H29年 世羅町大豊農園 (2017年5月20日)
沖中ゼミ
担当ゼミ責任者 冲中 泰
地(知)の拠点担当教員 大泉賢吾・細野賢治・山尾政博
世羅町大豊農園の概要
沖中ゼミの学生11名は世羅町にある農事組合法人世羅大豊農園を訪れ、梨の一次摘果作業を体験いたしました。大豊農園の総面積は80ヘクタール、栽培面積は40ヘクタール強です。経営するのは農事組合法人、9名の組合員が参加して1973年に設立されました。山林を切り開いた梨園では、機械化が進むとともに、多数の従業員が雇用されています。幸水梨が半分以上の面積を占めていますが、豊水梨、新水梨も栽培されています。ぶどう栽培もあり、ピオーネ、安芸クイーン、ハニービナスなどが作付されています。
大豊農園には、「山の駅」と呼ばれる販売所がある他、消費者に直接に果物を届ける取組を重視しています。地域に根ざした観光農園としても有名で、4月には梨の花まつり、夏から秋にかけては梨狩り、ぶどう狩りで大勢の観光客が訪れます。
体験学習の流れ
午前中は、まず、祢冝谷組合長から世羅大豊農園の経営状況やこれまでの歴史、JGAP取得について講義をしていただきました。厳しい自然条件下にあって、大豊農園が取り組んできた美味しい梨つくりのための様々な工夫は興味深いものでした。バーク、チップなどを利用した堆肥を投入して、土づくりに力をいれています。また、広い農園の利点を生かすために、ゆとりある圃場を目標にしながら、完全無袋栽培化、農作業の機械化を実現しています。施設面では、霜被害を防ぐための防霜ファンの設置、アケビコノハを防ぐため防蛾灯を設置しています。
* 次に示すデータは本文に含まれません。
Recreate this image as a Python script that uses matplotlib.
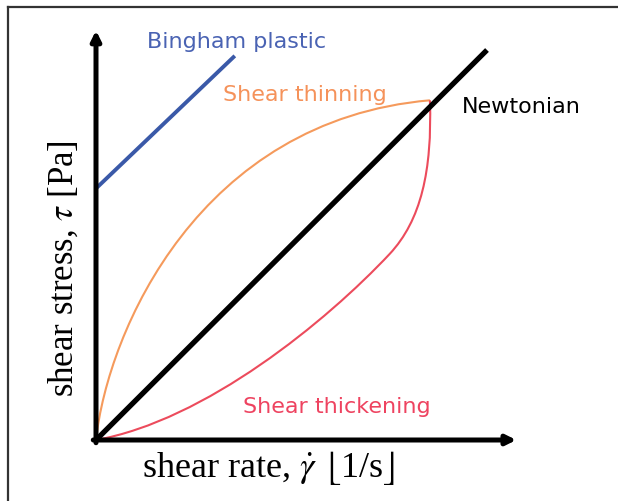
import numpy as np
import matplotlib.pyplot as plt
from matplotlib.lines import Line2D
from matplotlib.path import Path
from matplotlib.patches import PathPatch

plt.rcParams['mathtext.fontset'] = 'stix'

# shear rate / shear stress in arbitrary units
newton_x = [0.0, 10.0]
newton_y = [0.0, 10.0]

bingham_x = [0.0, 3.55]
bingham_y = [6.45, 9.85]

# cubic bezier vertices (start, ctrl, ctrl, end, ctrl, ctrl, end)
thin_x = [0.0, 0.30, 2.65, 8.54]
thin_y = [0.0, 2.80, 8.20, 8.71]

thick_x = [0.0, 2.80, 5.90, 7.51, 8.31, 8.60, 8.54]
thick_y = [0.0, 0.50, 3.05, 4.77, 5.63, 6.90, 8.71]

labels = ['Bingham plastic', 'Shear thinning', 'Newtonian', 'Shear thickening']


def bezier(xs, ys):
    verts = list(zip(xs, ys))
    codes = [Path.MOVETO] + [Path.CURVE4] * (len(verts) - 1)
    return Path(verts, codes)


fig = plt.figure(figsize=(6.18, 5.01), dpi=100)
ax = fig.add_axes([0, 0, 1, 1])
ax.set_xlim(-96 / 39.1, (618 - 96) / 39.1)
ax.set_ylim((440 - 501) / 39.0, 440 / 39.0)
ax.axis('off')

# frame lines at top and left
fig.add_artist(Line2D([8 / 618, 1], [1 - 7 / 501, 1 - 7 / 501], color='#333333', lw=1.6))
fig.add_artist(Line2D([8 / 618, 8 / 618], [0, 1 - 7 / 501], color='#333333', lw=1.6))

# axes with arrow heads
arrow = dict(arrowstyle='-|>', lw=3.6, color='black', mutation_scale=14,
             shrinkA=0, shrinkB=0)
ax.annotate('', xy=(0, 10.5), xytext=(0, -0.07), arrowprops=arrow)
ax.annotate('', xy=(10.75, 0), xytext=(-0.07, 0), arrowprops=arrow)

ax.plot(bingham_x, bingham_y, color='#3a59a8', lw=2.8, solid_capstyle='butt')
ax.add_patch(PathPatch(bezier(thin_x, thin_y), fc='none', ec='#f59a5c', lw=1.5))
ax.add_patch(PathPatch(bezier(thick_x, thick_y), fc='none', ec='#ec4b5c', lw=1.5))
ax.plot(newton_x, newton_y, color='black', lw=3.8, solid_capstyle='butt')

ax.text(1.30, 10.05, labels[0], color='#4a63b3', fontsize=16)
ax.text(3.25, 8.68, labels[1], color='#f5925a', fontsize=16)
ax.text(9.35, 8.38, labels[2], color='black', fontsize=16)
ax.text(3.76, 0.705, labels[3], color='#ee4360', fontsize=16)

ax.text(1.18, -0.95, r'shear rate, $\dot{\gamma}$ $\lfloor$1/s$\rfloor$',
        family='Liberation Serif', fontsize=26, ha='left', va='baseline')
ax.text(-0.59, 1.10, r'shear stress, $\tau$ [Pa]', family='Liberation Serif',
        fontsize=25, ha='left', va='baseline', rotation=90, rotation_mode='anchor')

fig.savefig('out.png', dpi=100)
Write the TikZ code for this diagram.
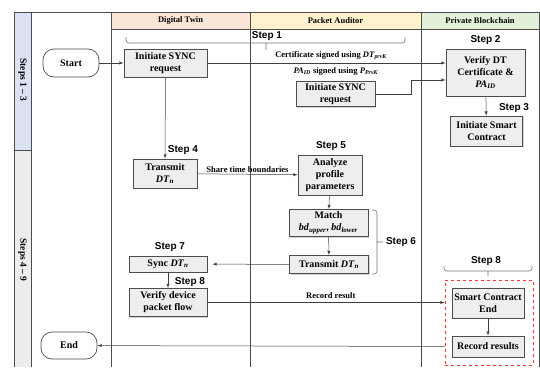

GAP(Good Agriculture Practice, 農業生産工程管理;日本ではJGAPが一般的)の認証を2015年9月に取得しました。GAPは食の安全、トレーサビリティ、労働の安全、資材管理の徹底、環境保全、などが実現されていることを確認し、消費者に安全・安心な生産物を届けていくための認証です。経営者はもとより、従業員の間にも生産工程管理の趣旨が徹底されています。
禰宜谷組合長から広大生に期待することについてお話しがあり、その後、学生から幾つか質問がだされ、活発に討論が行われました。
摘果作業の体験
梨の摘果の時期、大豊農園では100名弱の従業員が働いているとのこと。学生たちも、果樹園の一角に入って作業をいたしました。まず、祢宜谷組合長から摘果の仕方をご説明いただきました。すでに梨棚の中の梨の木は、花から幼果になっていますが、たくさんの幼果をそれぞれの各着果位置で3果程度に摘果するのが作業でした。果たして切っていいものかどうか不安な気持ちで、作業を開始しました。
摘果作業は単調ですが、学生たちは黙々と作業を続けました。昼食後も摘果作業です。午後になるとだいぶ慣れたようで、作業速度も速くなっていました。ただ、うっかりすると作業しないままに通りすぎてしまう枝がでてきます。先に行っては戻り、ということを繰り返すこことがありました。
梨の摘果作業はもっとも大切な工程ですが、単調でいかに大変かを学生たちは体験しました。
午後3時に作業を終えて、学生の代表が感謝の気持ちを祢宜谷組合長にお伝えしました。長い時間と思っていましたが、あっという間の体験でした。農作業の大変さがよくわかった1日でした。